Evidence for galaxy assembly bias in BOSS CMASS redshift-space galaxy correlation function

TL;DR

This study introduces an extended galaxy-halo connection model incorporating environment-based assembly bias, demonstrating improved fits to galaxy clustering data and revealing the significance of environmental factors in galaxy formation.

Contribution

The paper presents a novel HOD model with environment-based assembly bias, showing its necessity for accurate galaxy clustering modeling and its impact on lensing predictions.

Findings

Inclusion of environment-based bias improves fit quality (chi^2/DoF=1.35)

Standard 5-parameter HOD is rejected by data

Galaxy clustering favors lower mass halos and positive environment bias

Abstract

Building accurate and flexible galaxy-halo connection models is crucial in modeling galaxy clustering on non-linear scales.
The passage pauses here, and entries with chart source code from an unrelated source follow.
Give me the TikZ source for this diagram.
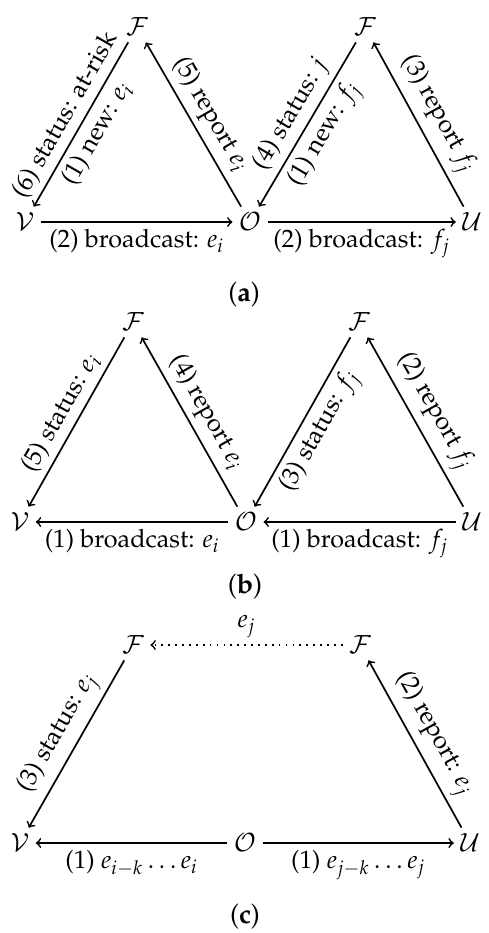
\documentclass[tikz,border=0pt]{standalone}
\usepackage[T1]{fontenc}
\usepackage{mathpazo}
\begin{document}
\begin{tikzpicture}[x=0.5pt,y=-0.5pt,
  font=\fontsize{12.6}{15}\selectfont,
  nd/.style={inner sep=3pt},
  arr/.style={->, line width=0.85pt},
  lbl/.style={sloped, inner sep=2.8pt},
  captxt/.style={font=\fontsize{13.5}{16}\selectfont}]
\useasboundingbox (0,0) rectangle (488,933);
% ---------- (a)
\node[nd] (aV) at (25,222) {$\mathcal{V}$};
\node[nd] (aO) at (250,222) {$\mathcal{O}$};
\node[nd] (aU) at (472,222) {$\mathcal{U}$};
\node[nd] (aF1) at (137,27) {$\mathcal{F}$};
\node[nd] (aF2) at (365,27) {$\mathcal{F}$};
\draw[arr] (aV) -- node[below]{(2) broadcast: $e_i$} (aO);
\draw[arr] (aO) -- node[below]{(2) broadcast: $f_j$} (aU);
\draw[arr] (aF1) -- node[lbl,above]{(6) status: at-risk} node[lbl,below]{(1) new: $e_i$} (aV);
\draw[arr] (aO) -- node[lbl,above]{(5) report $e_i$} (aF1);
\draw[arr] (aF2) -- node[lbl,above]{(4) status: $j$} node[lbl,below]{(1) new: $f_j$} (aO);
\draw[arr] (aU) -- node[lbl,above]{(3) report $f_j$} (aF2);
\node[captxt] (capa) at (244,295) {(\textbf{a})};
% ---------- (b)
\node[nd] (bV) at (20,522) {$\mathcal{V}$};
\node[nd] (bO) at (246,522) {$\mathcal{O}$};
\node[nd] (bU) at (472,522) {$\mathcal{U}$};
\node[nd] (bF1) at (133,322) {$\mathcal{F}$};
\node[nd] (bF2) at (359,322) {$\mathcal{F}$};
\draw[arr] (bO) -- node[below]{(1) broadcast: $e_i$} (bV);
\draw[arr] (bU) -- node[below]{(1) broadcast: $f_j$} (bO);
\draw[arr] (bF1) -- node[lbl,above]{(5) status: $e_i$} (bV);
\draw[arr] (bO) -- node[lbl,above]{(4) report $e_i$} (bF1);
\draw[arr] (bF2) -- node[lbl,below]{(3) status: $f_j$} (bO);
\draw[arr] (bU) -- node[lbl,above]{(2) report $f_j$} (bF2);
\node[captxt] (capb) at (245,587) {(\textbf{b})};
% ---------- (c)
\node[nd] (cV) at (20,843) {$\mathcal{V}$};
\node[nd] (cO) at (245,843) {$\mathcal{O}$};
\node[nd] (cU) at (470,843) {$\mathcal{U}$};
\node[nd] (cF1) at (133,645) {$\mathcal{F}$};
\node[nd] (cF2) at (360,645) {$\mathcal{F}$};
\draw[arr] (cO) -- node[below]{(1) $e_{i-k}\ldots e_i$} (cV);
\draw[arr] (cO) -- node[below]{(1) $e_{j-k}\ldots e_j$} (cU);
\draw[arr] (cF1) -- node[lbl,above]{(3) status: $e_j$} (cV);
\draw[arr] (cU) -- node[lbl,above]{(2) report: $e_j$} (cF2);
\draw[arr,dash pattern=on 0.85pt off 2.6pt] (cF2) -- node[above]{$e_j$} (cF1);
\node[captxt] (capc) at (245,917) {(\textbf{c})};
\end{tikzpicture}
\end{document}
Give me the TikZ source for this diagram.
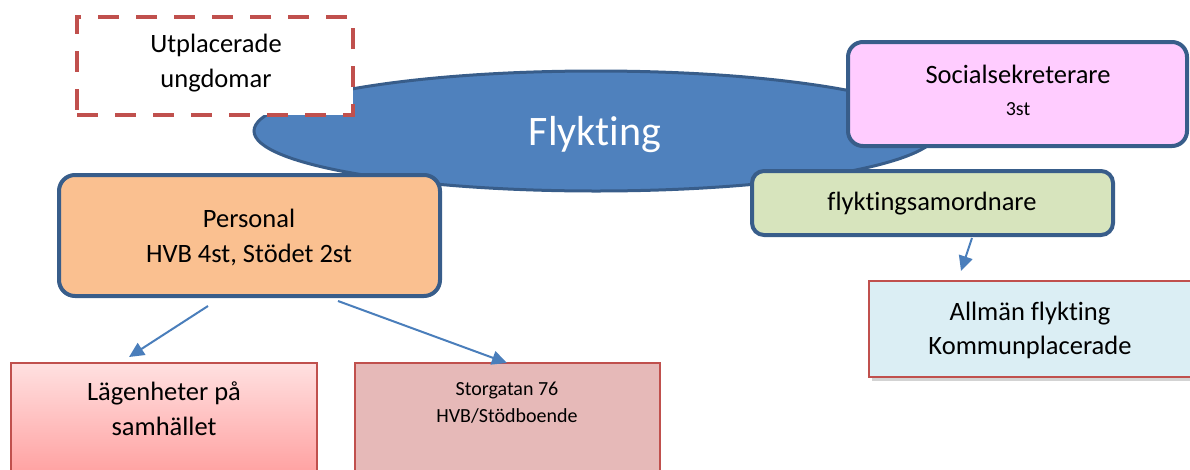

Recent studies have found that halo concentration by itself cannot capture the full galaxy assembly bias effect and that the local environment of the halo can be an excellent indicator of galaxy assembly bias. In this paper, we propose an extended halo occupation distribution model (HOD) that includes both a concentration-based assembly bias term and an environment-based assembly bias term. We use this model to achieve a good fit (chi^2/DoF = 1.35) on the 2D redshift-space 2-point correlation function (2PCF) of the Baryon Oscillation Spectroscopic Survey (BOSS) CMASS galaxy sample. We find that the inclusion of both assembly bias terms is strongly favored by the data and the standard 5-parameter HOD is strongly rejected. More interestingly, the redshift-space 2PCF drives the assembly bias parameters in a way that preferentially assigns galaxies to lower mass halos. This results in galaxy-galaxy lensing predictions that are within 1sigma agreement with the observation, alleviating the perceived tension between galaxy clustering and lensing. We also showcase a consistent 3-5sigma preference for a positive environment-based assembly bias that persists over variations in the fit. We speculate that the environmental dependence might be driven by underlying processes such as mergers and feedback, but might also be indicative of a larger halo boundaries such as the splashback radius. Regardless, this work highlights the importance of building flexible galaxy-halo connection models and demonstrates the extra constraining power of the redshift-space 2PCF.